Apart from providing the funds to allow citizens to choose health programs tailored to their community’s needs, this tax represents inroads against the stranglehold of food desertification and junk food. In addition to the 2% tax on junk food, Denisa and her team successfully pushed for repeal a 5% tax on healthy food sold on the reservation, so that people in her community no longer have to drive for hours and leave the reservation in order to buy cheaper fresh fruits, fresh vegetables, nuts, nut butters, seeds, and water. Taken together, these measures represent a challenge to the industries and systems that inundate communities with junk food while making nutritious foods scarce. For a community beginning to reconnect to their traditional foodways and movement activities as well as expanding the horizons of their available healthy options, these legislative victories are an engagement tool for making people think about the foods they buy in terms of the choices they have and the choices they can demand.

She is working to spread these insights, participating in trainings for other tribes and for public health officials on how to activate community members and get them engaged in the changemaking process around healthy food identity, nutrition, and healthy activities. She is part of national and global coalitions regarding traditional indigenous gastronomy, bringing her community’s often-­‐unheard voices to the table while improving indigenous public health systems and food systems. Her goal is to transform the Navajo Nation from a food desert, with severely limited options and the health crises that result, to a food oasis, a model of wellness for other tribes and communities to learn from as they push towards food sovereignty systems that provide healthy, culturally appropriate food, and crucially, the ability for individuals and communities to choose the food that is right for them.

The Person

Denisa’s family on her mother’s side has always been engaged in tribal politics, advocating for the health of her people, focusing on uranium contamination and its consequences. Her mother’s father died from direct contamination of uranium when the U.S. Government hired the Navajo people to mine uranium in the Cold War era with no protective gear. Denisa was greatly influenced by the suffering in her community, shaped by the injustices of her people and keenly interested in public health; presenting and sharing the Navajo’s past and present experiences of uranium contamination.

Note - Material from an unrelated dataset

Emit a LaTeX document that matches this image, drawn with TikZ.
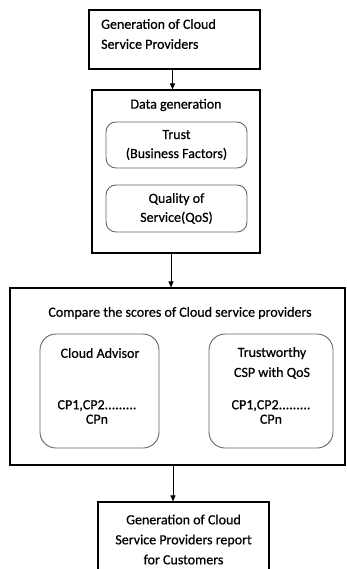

She was introduced to the healthy food movement during her graduate internship. Shortly after, the group nominated her to lead and be the legislative speaker and organizer. From her family’s experience and her role in the sphere, she knew the power of grassroots changemaking. She has spent many years being a leader with no salary but determined to move forward, finding solutions with no budget. She has learned to operate from an empowered spirit rather than from a poverty mindset, on a mission to empower her people with purpose, vision, and a future.